The data seem to indicate peak oil already happened. Are we there yet?

And that’s why we drill for oil using horses. It’s be stupid to waste energy derived from petroleum.

I grew up in horse country. You know how much it takes to keep a horse alive and well? There’s a reason we replaced draft animals with machines a century ago: they’re freaking expensive. They put down a lot of feed a day, need sleep and poop a lot. They get sick. They get injured. You get a lot less work out of a horse than you would a machine. Donkeys and oxen are easier to keep up, but the same still applies.
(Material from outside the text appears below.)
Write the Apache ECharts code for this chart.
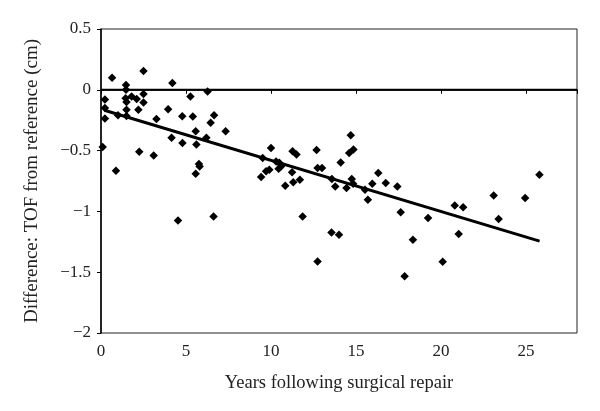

Once oil prices hit a certain level, sure, draft animals might be cost-competitive with machines, but considering how many horses it would take to match the motive power of a fossil fuel-powered engine and how much upkeep each horse will need, I’d say we dispense with the middle and just use the horses directly. After all, it worked well enough for much of human history (at least for those wealthy enough to keep up horses).

Now, the twenty-second century won’t be a replay of the last thousand years of human history by any means.The scientific knowledge accumulated and tested over the last two centuries is a real game-changer.

Courtesy of cheap fuel. What you gonna do when the wells run dry? Are you putting that hard won technology to use.

Or are you kicking back on next year’s COLR?

You could do both. Game 'em.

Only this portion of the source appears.